Types of Data Inputs In Data Science #eduvictors #ipumusings
Types of Data Inputs In Data Science
Data inputs in data science include structured (e.g., databases), unstructured (e.g., text, images), semi-structured (e.g., JSON), and specialized types like time-series, geospatial, and streaming data. These inputs vary in format and complexity, requiring tailored techniques for analysis.
In data science, data input can come in various forms, depending on the source, structure, and format. Here are the primary types of data input:
1. Structured Data
Data that is organized in a predefined format, typically stored in tables with rows and columns.
Examples:
Relational databases (e.g., SQL tables)
Spreadsheets (e.g., Excel, CSV files)
Data from APIs in JSON or XML format
Characteristics: Easy to query and analyze due to its organized nature.
2. Unstructured Data
Data that does not have a predefined structure or format.
Examples:
Text data (e.g., emails, social media posts, documents)
Images and videos
Audio files
PDFs
Characteristics: Requires advanced techniques like natural language processing (NLP) or computer vision for analysis.
3. Semi-Structured Data
Data that does not fit into a rigid structure but has some organizational properties.
Examples:
JSON, XML files
NoSQL databases (e.g., MongoDB)
Email headers
Characteristics: Combines elements of both structured and unstructured data.
4. Quantitative Data
Numerical data that can be measured and quantified.
Examples:
Sales figures
Temperature readings
Age, height, weight
Characteristics: Suitable for statistical analysis and mathematical modeling.
5. Qualitative Data
Non-numerical data that describes qualities or characteristics.
Examples:
Customer reviews
Survey responses (open-ended questions)
Interview transcripts
Characteristics: Often analyzed using thematic or content analysis.
6. Time-Series Data
Data collected or recorded over time at specific intervals.
Examples:
Stock prices
Weather data
Sensor data
Characteristics: Requires specialized techniques for trend and pattern analysis.
7. Geospatial Data
Data that includes geographic or location-based information.
Examples:
GPS coordinates
Maps
Satellite imagery
Characteristics: Analyzed using geographic information systems (GIS).
8. Streaming Data
Data that is continuously generated and processed in real-time.
Examples:
Social media feeds
IoT sensor data
Live financial transactions
Characteristics: Requires real-time processing frameworks like Apache Kafka or Apache Flink.
9. Categorical Data
Data that represents categories or labels.
Examples:
Gender (Male, Female, Other)
Product categories (Electronics, Clothing, etc.)
Yes/No responses
Characteristics: Often encoded for machine learning models.
10. Big Data
Extremely large datasets that cannot be processed using traditional methods.
Examples:
Social media data
Web server logs
Scientific research data
Characteristics: Requires distributed computing frameworks like Hadoop or Spark.
11. Metadata
Data that provides information about other data.
Examples:
File creation date
Author of a document
Data source information
Characteristics: Used for data governance and management.
12. Transactional Data
Data generated from business transactions.
Examples:
Purchase orders
Invoices
Banking transactions
Characteristics: Often stored in relational databases.

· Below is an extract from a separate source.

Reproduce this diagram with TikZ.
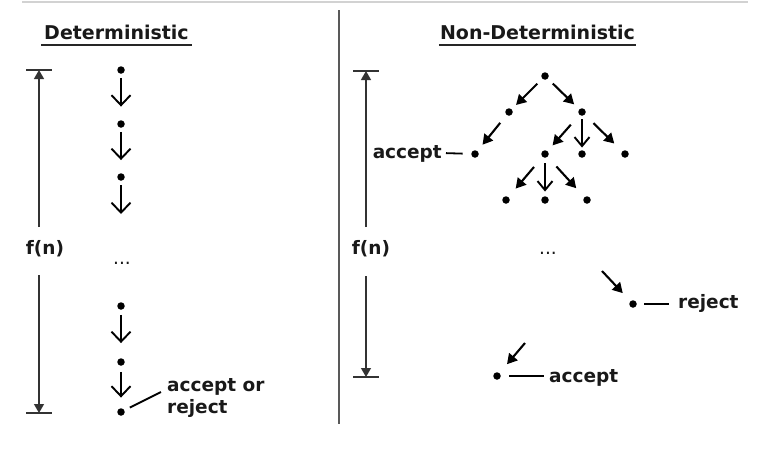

13. Machine-Generated Data
Data created by machines or sensors without human intervention.
Examples:
Log files
Sensor data from IoT devices
Web server logs
Characteristics: High volume and velocity.
14. Human-Generated Data
Data created by humans through interactions or inputs.
Examples:
Social media posts
Survey responses
Emails
Characteristics: Often unstructured and qualitative.
Understanding the type of data input is crucial for selecting the right tools, techniques, and algorithms for analysis in data science.